▶ [Brief]:
Below are some records; return each one exactly.

▶ [Data in this exercise]:
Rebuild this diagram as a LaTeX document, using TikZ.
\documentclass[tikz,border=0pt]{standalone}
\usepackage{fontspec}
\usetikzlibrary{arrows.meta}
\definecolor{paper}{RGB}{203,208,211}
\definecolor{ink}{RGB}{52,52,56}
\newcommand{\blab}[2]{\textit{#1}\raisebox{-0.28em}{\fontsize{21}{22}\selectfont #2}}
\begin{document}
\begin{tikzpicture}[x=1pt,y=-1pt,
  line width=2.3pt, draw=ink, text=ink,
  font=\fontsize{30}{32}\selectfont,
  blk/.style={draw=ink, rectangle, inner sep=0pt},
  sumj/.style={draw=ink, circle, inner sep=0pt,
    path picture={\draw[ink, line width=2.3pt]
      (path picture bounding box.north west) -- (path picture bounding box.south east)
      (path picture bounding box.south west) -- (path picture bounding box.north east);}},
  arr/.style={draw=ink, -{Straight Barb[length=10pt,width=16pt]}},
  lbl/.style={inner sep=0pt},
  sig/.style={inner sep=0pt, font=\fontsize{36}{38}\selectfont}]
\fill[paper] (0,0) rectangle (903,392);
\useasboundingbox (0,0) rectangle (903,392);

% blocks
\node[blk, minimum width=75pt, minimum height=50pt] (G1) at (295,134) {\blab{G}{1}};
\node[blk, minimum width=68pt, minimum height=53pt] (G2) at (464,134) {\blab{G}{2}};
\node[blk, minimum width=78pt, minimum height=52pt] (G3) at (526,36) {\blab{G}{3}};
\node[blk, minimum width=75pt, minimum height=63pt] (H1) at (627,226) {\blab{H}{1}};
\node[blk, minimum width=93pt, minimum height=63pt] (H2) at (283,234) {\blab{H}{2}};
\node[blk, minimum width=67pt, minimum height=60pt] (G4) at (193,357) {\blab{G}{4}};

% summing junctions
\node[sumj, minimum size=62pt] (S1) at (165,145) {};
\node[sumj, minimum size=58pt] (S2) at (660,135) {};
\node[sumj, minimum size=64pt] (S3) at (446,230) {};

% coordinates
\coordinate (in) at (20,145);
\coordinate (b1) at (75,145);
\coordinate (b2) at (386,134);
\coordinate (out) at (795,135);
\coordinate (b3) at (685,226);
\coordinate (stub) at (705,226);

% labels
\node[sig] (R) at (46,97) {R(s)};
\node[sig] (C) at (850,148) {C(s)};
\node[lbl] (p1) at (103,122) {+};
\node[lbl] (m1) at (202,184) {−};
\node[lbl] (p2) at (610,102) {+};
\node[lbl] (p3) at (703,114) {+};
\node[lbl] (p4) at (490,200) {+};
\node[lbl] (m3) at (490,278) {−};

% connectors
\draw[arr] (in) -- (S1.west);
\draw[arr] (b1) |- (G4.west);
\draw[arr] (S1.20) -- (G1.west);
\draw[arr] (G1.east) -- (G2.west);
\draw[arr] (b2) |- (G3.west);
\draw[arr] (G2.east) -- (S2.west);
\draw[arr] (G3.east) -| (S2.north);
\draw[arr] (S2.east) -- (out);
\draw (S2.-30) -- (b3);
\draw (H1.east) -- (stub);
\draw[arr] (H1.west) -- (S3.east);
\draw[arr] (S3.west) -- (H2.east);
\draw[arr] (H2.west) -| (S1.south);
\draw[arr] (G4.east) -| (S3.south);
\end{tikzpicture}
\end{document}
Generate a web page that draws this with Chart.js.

▶ [The result]:
Rebuild this diagram as a LaTeX document, using TikZ.
\documentclass[tikz,border=0pt]{standalone}
\usepackage{fontspec}
\usetikzlibrary{arrows.meta}
\definecolor{paper}{RGB}{203,208,211}
\definecolor{ink}{RGB}{52,52,56}
\newcommand{\blab}[2]{\textit{#1}\raisebox{-0.28em}{\fontsize{21}{22}\selectfont #2}}
\begin{document}
\begin{tikzpicture}[x=1pt,y=-1pt,
  line width=2.3pt, draw=ink, text=ink,
  font=\fontsize{30}{32}\selectfont,
  blk/.style={draw=ink, rectangle, inner sep=0pt},
  sumj/.style={draw=ink, circle, inner sep=0pt,
    path picture={\draw[ink, line width=2.3pt]
      (path picture bounding box.north west) -- (path picture bounding box.south east)
      (path picture bounding box.south west) -- (path picture bounding box.north east);}},
  arr/.style={draw=ink, -{Straight Barb[length=10pt,width=16pt]}},
  lbl/.style={inner sep=0pt},
  sig/.style={inner sep=0pt, font=\fontsize{36}{38}\selectfont}]
\fill[paper] (0,0) rectangle (903,392);
\useasboundingbox (0,0) rectangle (903,392);

% blocks
\node[blk, minimum width=75pt, minimum height=50pt] (G1) at (295,134) {\blab{G}{1}};
\node[blk, minimum width=68pt, minimum height=53pt] (G2) at (464,134) {\blab{G}{2}};
\node[blk, minimum width=78pt, minimum height=52pt] (G3) at (526,36) {\blab{G}{3}};
\node[blk, minimum width=75pt, minimum height=63pt] (H1) at (627,226) {\blab{H}{1}};
\node[blk, minimum width=93pt, minimum height=63pt] (H2) at (283,234) {\blab{H}{2}};
\node[blk, minimum width=67pt, minimum height=60pt] (G4) at (193,357) {\blab{G}{4}};

% summing junctions
\node[sumj, minimum size=62pt] (S1) at (165,145) {};
\node[sumj, minimum size=58pt] (S2) at (660,135) {};
\node[sumj, minimum size=64pt] (S3) at (446,230) {};

% coordinates
\coordinate (in) at (20,145);
\coordinate (b1) at (75,145);
\coordinate (b2) at (386,134);
\coordinate (out) at (795,135);
\coordinate (b3) at (685,226);
\coordinate (stub) at (705,226);

% labels
\node[sig] (R) at (46,97) {R(s)};
\node[sig] (C) at (850,148) {C(s)};
\node[lbl] (p1) at (103,122) {+};
\node[lbl] (m1) at (202,184) {−};
\node[lbl] (p2) at (610,102) {+};
\node[lbl] (p3) at (703,114) {+};
\node[lbl] (p4) at (490,200) {+};
\node[lbl] (m3) at (490,278) {−};

% connectors
\draw[arr] (in) -- (S1.west);
\draw[arr] (b1) |- (G4.west);
\draw[arr] (S1.20) -- (G1.west);
\draw[arr] (G1.east) -- (G2.west);
\draw[arr] (b2) |- (G3.west);
\draw[arr] (G2.east) -- (S2.west);
\draw[arr] (G3.east) -| (S2.north);
\draw[arr] (S2.east) -- (out);
\draw (S2.-30) -- (b3);
\draw (H1.east) -- (stub);
\draw[arr] (H1.west) -- (S3.east);
\draw[arr] (S3.west) -- (H2.east);
\draw[arr] (H2.west) -| (S1.south);
\draw[arr] (G4.east) -| (S3.south);
\end{tikzpicture}
\end{document}
Generate a web page that draws this with Chart.js.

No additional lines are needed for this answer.